Historically, the gates of the city were not just a wall with a big, guarded door.  The gates were where business was conducted.  There were rooms and levels, benches and seats.  The elders of the city would gather there to discuss legal matters.  Kings would have their thrones at the gate.  Purchases would be made.

It was at the city gate that Abraham purchased Sarah’s cave in which he would bury her.  (Gen 23, see vs. 18)  The city gate is also where Boaz spoke before 10 of the elders of the city and Ruth’s closest relative, in order to redeem her.  Ruth 4:11, “And all the people who were at the gate, and all the elders, said, “We are witnesses.”  It was also in the city gate that King David sat after Absalom died, to reassure his people that all was well.  (2 Sam. 19:8)

In Abraham’s blessing from the Lord, He said, “And your descendants shall possess the gate of their enemies.”  (Gen. 22:17)  We can now see that this was a very important part of the blessing because we see the importance of the city gate.  The city gate was the heart of the city.  It was the gate of the city that enemies aimed to overtake when conquering other cities.

What is our city gate?  We could say it is where our government gathers.  So then, does wisdom still cry out there?  We must pray that she will be heard there.  Our job is to stop complaining, get on our knees and pray that she will be heard in the city gate of our government.

Is the city gate our home?  Is wisdom being heard in our homes?  What are we allowing in the doors of our homes?  What do we track in?  What are others bringing in?  Who are we allowing entrance that we shouldn’t?  Is anyone or anything else sneaking in?  We must be on watch.  Wisdom is still crying out.  We must pray that she can be heard.

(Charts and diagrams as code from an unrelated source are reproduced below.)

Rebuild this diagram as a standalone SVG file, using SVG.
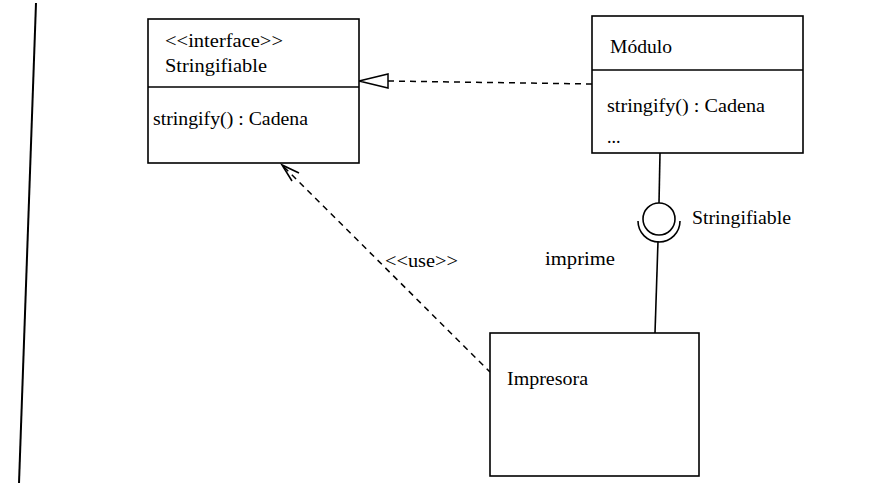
<svg xmlns="http://www.w3.org/2000/svg" width="889" height="483" viewBox="0 0 889 483">
<style>
  .box { fill: #fff; stroke: #000; stroke-width: 1.6; }
  .ln { fill: none; stroke: #000; stroke-width: 1.6; }
  .dash { fill: none; stroke: #000; stroke-width: 1.5; stroke-dasharray: 6 5; }
  text { font-family: "Liberation Serif", "Times New Roman", serif; font-size: 18px; fill: #000; }
</style>
<rect width="889" height="483" fill="#fff"/>
<line x1="36" y1="3" x2="19" y2="483" stroke="#000" stroke-width="2"/>

<g id="connectors">
  <!-- realization -->
  <line class="dash" x1="388" y1="81" x2="592" y2="84"/>
  <polygon points="359,81 388,74 388,88" fill="#fff" stroke="#000" stroke-width="1.5"/>
  <!-- use dependency -->
  <line class="dash" x1="284" y1="167" x2="490" y2="372"/>
  <polyline class="ln" points="299,173 282,165 292,181"/>
  <text x="385" y="267" textLength="73" lengthAdjust="spacingAndGlyphs">&lt;&lt;use&gt;&gt;</text>
  <!-- lollipop / socket -->
  <line class="ln" x1="660" y1="153" x2="659" y2="203"/>
  <circle cx="659" cy="219" r="16" class="ln"/>
  <path class="ln" d="M638,221 A21,21 0 0 0 680,221"/>
  <line class="ln" x1="658" y1="241" x2="655" y2="333"/>
  <text x="692" y="224" textLength="99" lengthAdjust="spacingAndGlyphs">Stringifiable</text>
  <text x="545" y="265" textLength="70" lengthAdjust="spacingAndGlyphs">imprime</text>
</g>

<g id="stringifiable">
  <rect class="box" x="148" y="19" width="211" height="144"/>
  <line class="ln" x1="148" y1="87" x2="359" y2="87"/>
  <text x="165" y="47" textLength="118" lengthAdjust="spacingAndGlyphs">&lt;&lt;interface&gt;&gt;</text>
  <text x="165" y="72" textLength="102" lengthAdjust="spacingAndGlyphs">Stringifiable</text>
  <text x="153" y="125" textLength="155" lengthAdjust="spacingAndGlyphs">stringify() : Cadena</text>
</g>

<g id="modulo">
  <rect class="box" x="592" y="16" width="211" height="137"/>
  <line class="ln" x1="592" y1="70" x2="803" y2="70"/>
  <text x="610" y="53" textLength="62" lengthAdjust="spacingAndGlyphs">Módulo</text>
  <text x="607" y="112" textLength="158" lengthAdjust="spacingAndGlyphs">stringify() : Cadena</text>
  <text x="607" y="143">...</text>
</g>

<g id="impresora">
  <rect class="box" x="490" y="333" width="209" height="143"/>
  <text x="507" y="385" textLength="81" lengthAdjust="spacingAndGlyphs">Impresora</text>
</g>
</svg>
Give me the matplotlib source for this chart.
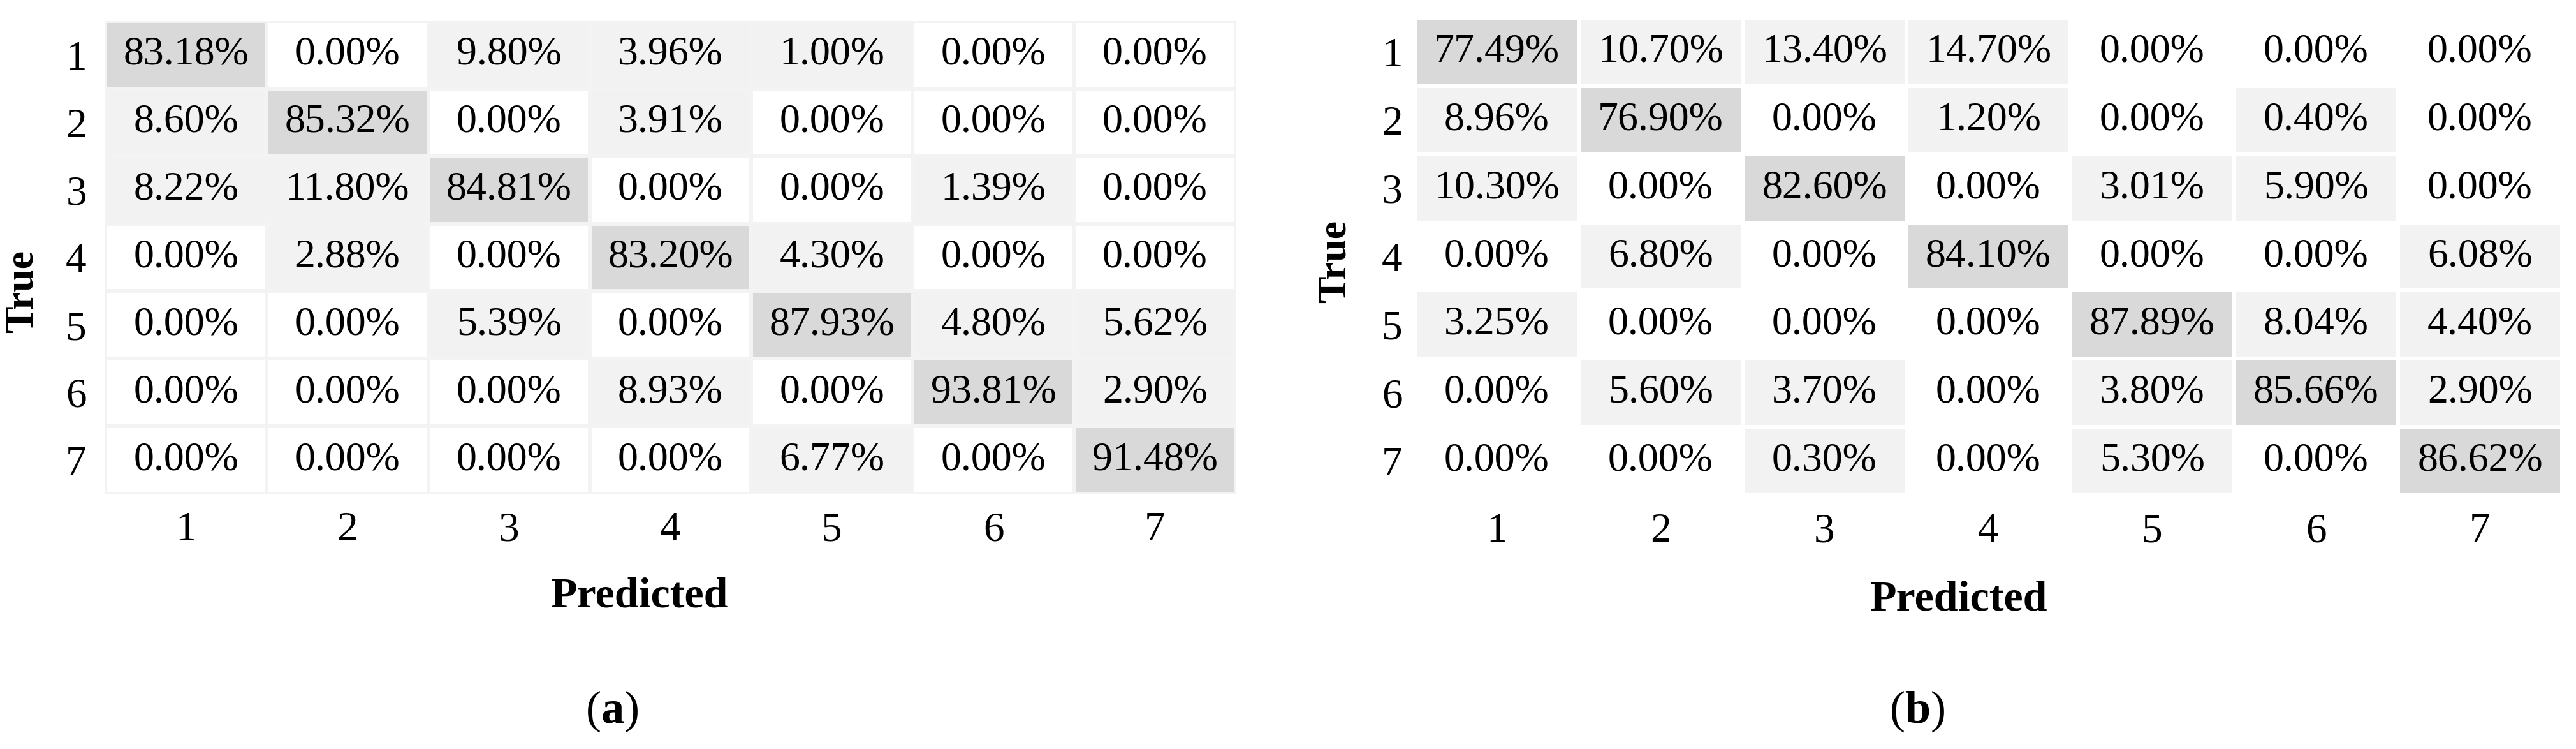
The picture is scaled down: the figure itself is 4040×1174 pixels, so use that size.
import matplotlib
matplotlib.use("Agg")
import matplotlib.pyplot as plt
import numpy as np
from matplotlib.colors import ListedColormap, BoundaryNorm

plt.rcParams['font.family'] = ['Liberation Serif', 'DejaVu Serif']
plt.rcParams['mathtext.fontset'] = 'custom'
plt.rcParams['mathtext.rm'] = 'Liberation Serif'
plt.rcParams['mathtext.bf'] = 'Liberation Serif:bold'

classes = ['1', '2', '3', '4', '5', '6', '7']

# confusion matrices, percent, rows = true, cols = predicted
cm_a = [
    [83.18, 0.00, 9.80, 3.96, 1.00, 0.00, 0.00],
    [8.60, 85.32, 0.00, 3.91, 0.00, 0.00, 0.00],
    [8.22, 11.80, 84.81, 0.00, 0.00, 1.39, 0.00],
    [0.00, 2.88, 0.00, 83.20, 4.30, 0.00, 0.00],
    [0.00, 0.00, 5.39, 0.00, 87.93, 4.80, 5.62],
    [0.00, 0.00, 0.00, 8.93, 0.00, 93.81, 2.90],
    [0.00, 0.00, 0.00, 0.00, 6.77, 0.00, 91.48],
]
cm_b = [
    [77.49, 10.70, 13.40, 14.70, 0.00, 0.00, 0.00],
    [8.96, 76.90, 0.00, 1.20, 0.00, 0.40, 0.00],
    [10.30, 0.00, 82.60, 0.00, 3.01, 5.90, 0.00],
    [0.00, 6.80, 0.00, 84.10, 0.00, 0.00, 6.08],
    [3.25, 0.00, 0.00, 0.00, 87.89, 8.04, 4.40],
    [0.00, 5.60, 3.70, 0.00, 3.80, 85.66, 2.90],
    [0.00, 0.00, 0.30, 0.00, 5.30, 0.00, 86.62],
]

W, H = 4041, 1174
fig = plt.figure(figsize=(W / 100, H / 100), dpi=100)

# three grey levels: zero, small, diagonal-size
cmap = ListedColormap(['#ffffff', '#f2f2f2', '#d9d9d9'])
norm = BoundaryNorm([-1, 0.001, 50, 101], cmap.N)


def px_axes(x0, y0, x1, y1):
    return fig.add_axes([x0 / W, 1 - y1 / H, (x1 - x0) / W, (y1 - y0) / H])


def draw(ax, data, gap_color, ypad):
    data = np.array(data)
    ax.pcolormesh(data, cmap=cmap, norm=norm, edgecolors=gap_color, linewidth=4.3)
    for i in range(data.shape[0]):
        for j in range(data.shape[1]):
            ax.text(j + 0.5, i + 0.5, f"{data[i, j]:.2f}%", ha='center', va='center',
                    fontsize=46)
    ax.set_xlim(0, 7)
    ax.set_ylim(7, 0)
    ax.set_xticks(np.arange(7) + 0.5)
    ax.set_xticklabels(classes, fontsize=47)
    ax.set_yticks(np.arange(7) + 0.5)
    ax.set_yticklabels(classes, fontsize=47)
    ax.tick_params(length=0)
    ax.tick_params(axis='x', pad=20)
    ax.tick_params(axis='y', pad=ypad)
    for s in ax.spines.values():
        s.set_visible(False)


ax_a = px_axes(165, 33, 1938, 774)
draw(ax_a, cm_a, '#f3f3f3', 21)
ax_b = px_axes(2219, 28, 4018, 776)
draw(ax_b, cm_b, '#ffffff', 14)

fig.text(1003 / W, 1 - 935 / H, "Predicted", ha='center', va='center',
         fontsize=49, fontweight='bold')
fig.text(3072 / W, 1 - 940 / H, "Predicted", ha='center', va='center',
         fontsize=49, fontweight='bold')
fig.text(36 / W, 1 - 457 / H, "True", ha='center', va='center', rotation=90,
         fontsize=46, fontweight='bold')
fig.text(2095 / W, 1 - 410 / H, "True", ha='center', va='center', rotation=90,
         fontsize=46, fontweight='bold')
fig.text(960 / W, 1 - 1115 / H, r"($\mathbf{a}$)", ha='center', va='center', fontsize=52)
fig.text(3007 / W, 1 - 1115 / H, r"($\mathbf{b}$)", ha='center', va='center', fontsize=52)

fig.savefig("out.png", dpi=100, facecolor='white')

Perhaps the city gate is our bodies.  After all, our bodies are the temple of the Holy Spirit.  Temples have doors.  We must listen as wisdom cries out to protect what we are allowing in our temple.  What are we watching on our iPads, phones, televisions and computers?  What are we drinking?  What are we consuming?  What exactly are we doing with our bodies/His temple?  Wisdom is still crying out.  Can you hear her?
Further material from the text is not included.